= Hela Khayal Dangal =

Folk theatre from Rajasthan, India

Hela Khayal Dangal is a distinct form of folk theatre of Rajasthan. It consists of competing performances of musical sarcasm by different troupes. The tradition started almost three hundred years ago in Rajasthan. Many places used to organize Hela Khayal Competitions, but Lalsot became its most important center. Every year folk artists gather at Lalsot, Dausa around the festival of Gangaur. The live performances showcase creative content, folk singing, folk instruments. The performances are organized over three days continuously with only brief breaks in front of the entire population as audience. Entry for the audience is unrestricted. It originated as a form of entertainment by the peasants and gained fame for brilliant satires on issues of contemporary concerns.

== History and heritage ==
The history of Hela Khayal has not been properly documented as it was a folk art. It is certain that the tradition goes back almost three centuries in various places of Rajasthan. Dausa, Karauli, Sawai Madhopur, Alwar, Dhaulpur, the Tonk region and Jaipur have had a history of Hela Khayal. The most famous center was Lalsot in Dausa which organised the biggest competition of Hela Khayal, where the performers considered participation to be prestigious.

The Hela Khayal Dangals were generally planned to take place over two to three days. They were organized by villages at the community level. After harvesting, the peasants would have some money after selling the crops. All the families of villages would contribute in cash or kind for the event. The artists were sent out invitations. With collected funds, the organizing team of the village would arrange for the food and other necessities of the artists of the invited troupes.
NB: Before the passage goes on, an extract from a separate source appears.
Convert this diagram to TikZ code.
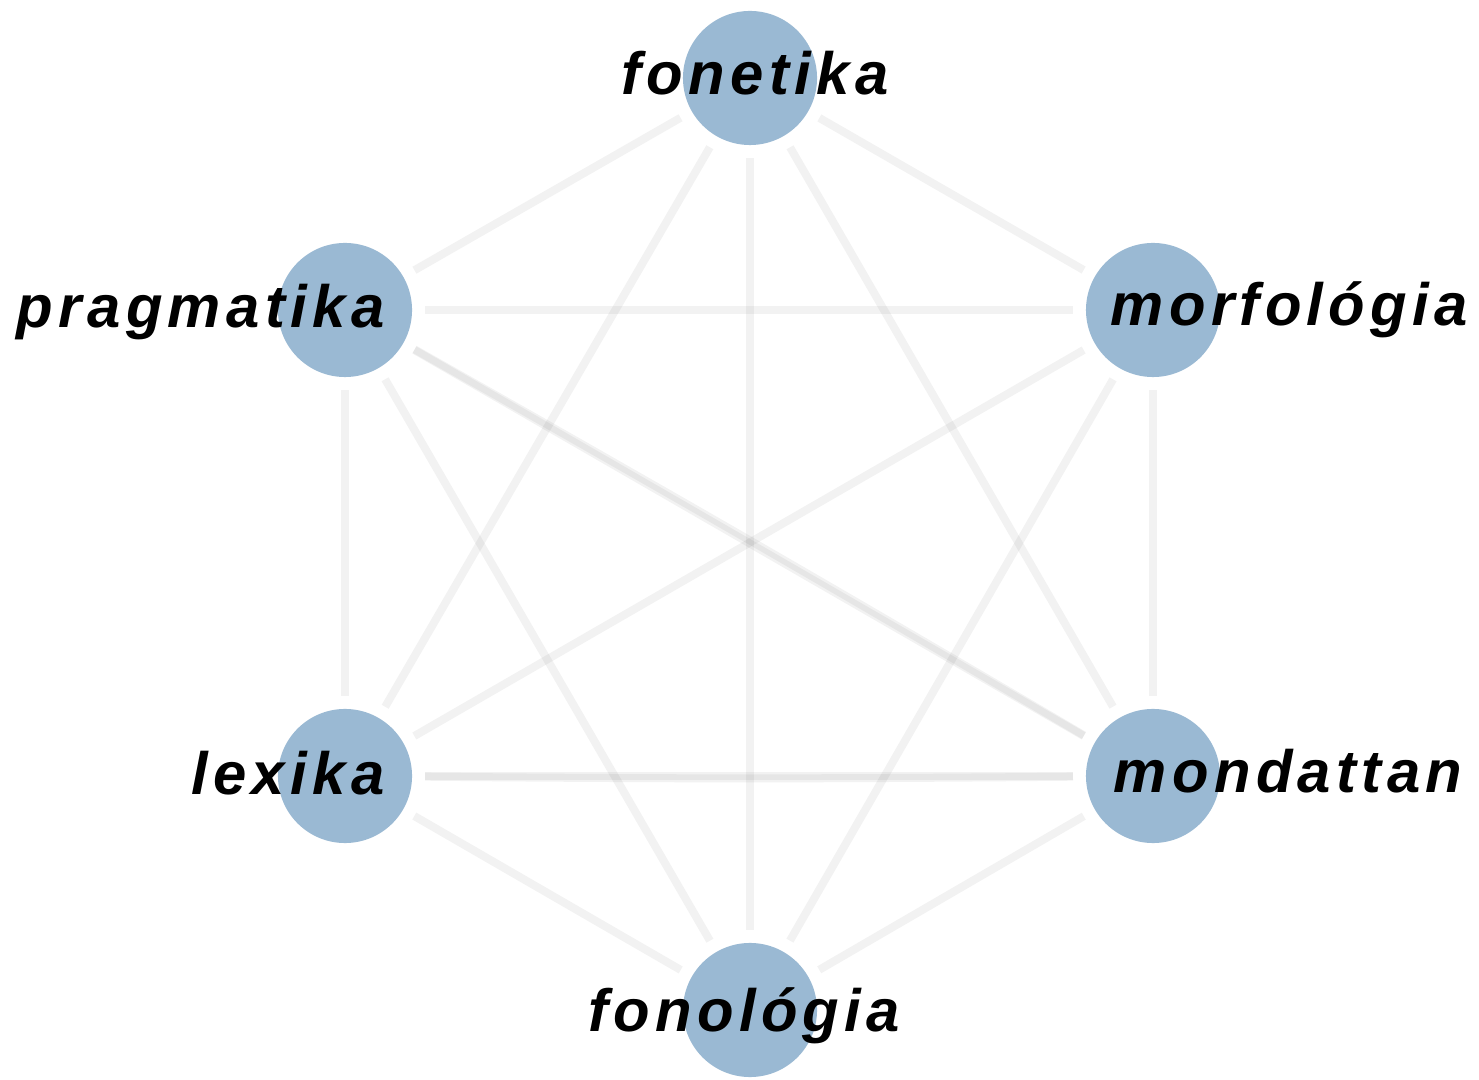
\documentclass[tikz,border=0pt]{standalone}
\usepackage{fontspec}
\usepackage{xcolor}
\usepackage{tikz}
\newfontfamily\lblfont[LetterSpace=9]{Liberation Sans}
\definecolor{nodeblue}{RGB}{154,185,211}
\tikzset{
    topic/.style={circle,fill=nodeblue,minimum size=1.34cm,inner sep=0pt,outer sep=0.13cm},
    lbl/.style={font=\lblfont\fontsize{17}{20}\selectfont\bfseries\itshape,inner sep=0pt},
    link/.style={draw=black,opacity=0.05,line width=0.08cm}
}
\begin{document}
\begin{tikzpicture}[x=0.01cm,y=-0.01cm]
    \useasboundingbox (0,0) rectangle (1479,1080);
    \node[topic] (fon) at (750,78) {};
    \node[topic] (prag) at (345,310) {};
    \node[topic] (morf) at (1153,310) {};
    \node[topic] (lex) at (345,776) {};
    \node[topic] (mond) at (1153,776) {};
    \node[topic] (fonol) at (750,1010) {};
    \draw[link] (fon) -- (prag);
    \draw[link] (fon) -- (morf);
    \draw[link] (fon) -- (lex);
    \draw[link] (fon) -- (mond);
    \draw[link] (fon) -- (fonol);
    \draw[link] (prag) -- (morf);
    \draw[link] (prag) -- (lex);
    \draw[link] (prag) -- (mond);
    \draw[link] (prag) to[bend left=0.5] (mond);
    \draw[link] (prag) -- (fonol);
    \draw[link] (morf) -- (lex);
    \draw[link] (morf) -- (mond);
    \draw[link] (morf) -- (fonol);
    \draw[link] (lex) -- (mond);
    \draw[link] (lex) to[bend right=0.5] (mond);
    \draw[link] (lex) -- (fonol);
    \draw[link] (mond) -- (fonol);
    % labels
    \node[lbl,anchor=base] (fonL) at (755,95) {fonetika};
    \node[lbl,anchor=base east] (pragL) at (385,328) {pragmatika};
    \node[lbl,anchor=base west] (morfL) at (1110,326) {morfológia};
    \node[lbl,anchor=base east] (lexL) at (385,795) {lexika};
    \node[lbl,anchor=base west] (mondL) at (1113,793) {mondattan};
    \node[lbl,anchor=base] (fonolL) at (744,1031) {fonológia};
\end{tikzpicture}
\end{document}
Most villages in Rajasthan have an open community area where people can sit and socialize. In the night, the artists would practice for their performances in this area. The practice sessions are called Raggi. Hela Khayal is not only considered a cultural heritage but also a confluence of Hadauti and Dhundhadi culture.

== Performance ==
Hela Khayal is a medium through which a singer presents any religious, mythological, social or political subject in versified form for the audience. It starts with Bhawani Pujaninvoking the blessings of gods and goddesses. Then couplets called doha are sung. The artists of every troupe range from 20 to 40. They are usually divided into two groups. One group is stands near the Nagada which is a drum-like folk instrument that gives beat. The other group stands between the audience and sings. One khayal is one unified lyrical composition that may be performed in two parts, taking a short break in between.
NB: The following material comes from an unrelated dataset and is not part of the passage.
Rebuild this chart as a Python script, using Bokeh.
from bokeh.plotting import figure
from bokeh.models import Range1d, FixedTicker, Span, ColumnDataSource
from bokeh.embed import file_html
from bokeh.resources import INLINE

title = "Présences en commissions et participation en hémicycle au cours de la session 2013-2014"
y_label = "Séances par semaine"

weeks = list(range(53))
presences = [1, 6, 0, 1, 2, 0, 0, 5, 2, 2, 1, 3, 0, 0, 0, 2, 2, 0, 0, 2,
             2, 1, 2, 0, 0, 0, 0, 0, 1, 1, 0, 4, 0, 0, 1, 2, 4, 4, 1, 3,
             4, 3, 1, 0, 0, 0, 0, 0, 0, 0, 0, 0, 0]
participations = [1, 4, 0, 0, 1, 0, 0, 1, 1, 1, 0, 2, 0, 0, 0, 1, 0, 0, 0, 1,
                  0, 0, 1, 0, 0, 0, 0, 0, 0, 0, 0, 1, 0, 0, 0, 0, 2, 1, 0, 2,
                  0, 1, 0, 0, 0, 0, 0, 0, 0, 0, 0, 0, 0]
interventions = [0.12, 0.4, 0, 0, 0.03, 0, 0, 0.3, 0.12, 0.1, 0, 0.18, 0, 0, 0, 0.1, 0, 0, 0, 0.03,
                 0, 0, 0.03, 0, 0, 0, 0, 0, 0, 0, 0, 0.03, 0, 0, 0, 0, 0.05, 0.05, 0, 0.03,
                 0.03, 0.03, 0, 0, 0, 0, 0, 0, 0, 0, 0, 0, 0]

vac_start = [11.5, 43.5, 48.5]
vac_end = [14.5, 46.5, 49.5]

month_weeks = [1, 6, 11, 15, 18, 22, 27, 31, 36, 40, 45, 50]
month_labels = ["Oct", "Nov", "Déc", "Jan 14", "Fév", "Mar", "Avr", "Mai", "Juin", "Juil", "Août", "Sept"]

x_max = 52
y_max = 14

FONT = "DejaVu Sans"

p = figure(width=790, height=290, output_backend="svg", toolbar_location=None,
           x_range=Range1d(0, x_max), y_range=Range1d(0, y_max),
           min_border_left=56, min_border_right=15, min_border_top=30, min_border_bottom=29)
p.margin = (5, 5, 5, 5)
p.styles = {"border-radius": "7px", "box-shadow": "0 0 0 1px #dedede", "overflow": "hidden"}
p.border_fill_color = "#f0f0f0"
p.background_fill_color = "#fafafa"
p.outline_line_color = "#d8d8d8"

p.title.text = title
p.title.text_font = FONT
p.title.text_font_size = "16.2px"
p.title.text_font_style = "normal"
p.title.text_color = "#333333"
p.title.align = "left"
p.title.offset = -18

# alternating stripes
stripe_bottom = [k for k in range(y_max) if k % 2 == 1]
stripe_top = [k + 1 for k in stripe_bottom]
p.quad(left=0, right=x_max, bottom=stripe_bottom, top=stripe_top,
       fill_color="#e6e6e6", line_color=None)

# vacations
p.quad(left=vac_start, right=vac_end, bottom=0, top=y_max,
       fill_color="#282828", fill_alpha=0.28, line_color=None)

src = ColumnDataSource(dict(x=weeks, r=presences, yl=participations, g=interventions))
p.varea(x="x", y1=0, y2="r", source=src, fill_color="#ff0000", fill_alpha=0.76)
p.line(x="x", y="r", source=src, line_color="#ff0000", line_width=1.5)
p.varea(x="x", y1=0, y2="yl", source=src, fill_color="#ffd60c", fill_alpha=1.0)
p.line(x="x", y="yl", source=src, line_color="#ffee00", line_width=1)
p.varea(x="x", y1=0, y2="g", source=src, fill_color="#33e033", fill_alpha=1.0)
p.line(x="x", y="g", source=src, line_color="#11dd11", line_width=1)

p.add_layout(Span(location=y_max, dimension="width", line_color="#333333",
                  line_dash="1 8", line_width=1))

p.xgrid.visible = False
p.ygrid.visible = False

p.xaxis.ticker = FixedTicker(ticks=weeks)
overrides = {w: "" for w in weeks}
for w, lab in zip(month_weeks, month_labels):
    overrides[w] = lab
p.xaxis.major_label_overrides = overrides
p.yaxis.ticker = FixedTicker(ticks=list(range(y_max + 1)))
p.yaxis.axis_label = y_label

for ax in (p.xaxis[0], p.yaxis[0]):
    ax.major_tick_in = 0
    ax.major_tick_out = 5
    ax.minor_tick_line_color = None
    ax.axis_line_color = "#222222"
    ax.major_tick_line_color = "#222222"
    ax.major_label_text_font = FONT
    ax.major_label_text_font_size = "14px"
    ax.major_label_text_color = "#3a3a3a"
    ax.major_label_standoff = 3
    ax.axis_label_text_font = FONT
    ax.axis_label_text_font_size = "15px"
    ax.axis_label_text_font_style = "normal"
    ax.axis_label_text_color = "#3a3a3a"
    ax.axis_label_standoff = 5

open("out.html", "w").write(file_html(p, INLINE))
Folk instruments used for Hela Khayal are Dholak, Nagada, Manjira, Harmonium, Jhanjh, Khanjari, Chimta etc. Before beginning the singing performance, sometimes the artists play the instruments and perform a folk dance. This is called Baja Milana. Only male artists perform in Hela Khayal. At the end of a performance by a troupe, a challenging question is posed to the next troupe. It is expected to reply in the style of Hela Khayal.

== Content and style ==
The singing of Hela Khayal is divided based on style such as Doha, Barahmasi, Filmy etc. It has both regional variations as well as variations according to the style of singers. Typically, every composition also has the name of its composer at the end. Lyricists like late Gopilal Joshi, Pyarelal Joshi, Srinarayan, Gaindalal Karigar, Mathuresh Joshi, Kalyan Prasad Mishra, Roshan Teli, Matadin Joshi, Kalicharan, Pt. Devkinandan, Hukamchand, Radharaman, Rampratap, Devisingh Chowdhary, Rambilas have earned fame in the field. A book has been compiled with the compositions of Lalaram.

Hela compositions have critiqued social evils like dowry, child marriages, caste discrimination, illiteracy, and comment on political events. The political satires were called Turra and Kalangi. Earlier in Dangal, discussions of mythology and religion dominated the content although songs of Turra and Kalangi were also popular. In more recent times, commentaries on political and social subjects dominate the Dangal performances. Singers present musical compositions about patriotism, decline in the political field of the country, degradation of moral values including corruption, terrorism, and other social and political issues. There is no special stage and the audience sit on all three sides of the performers. The folk theatre form of Hela Khayal Dangal is an opportunity for the artists to express the sentiments of the public in an entertaining manner regarding various pertinent issues while also appealing to the people to be progressive and stand against social evils.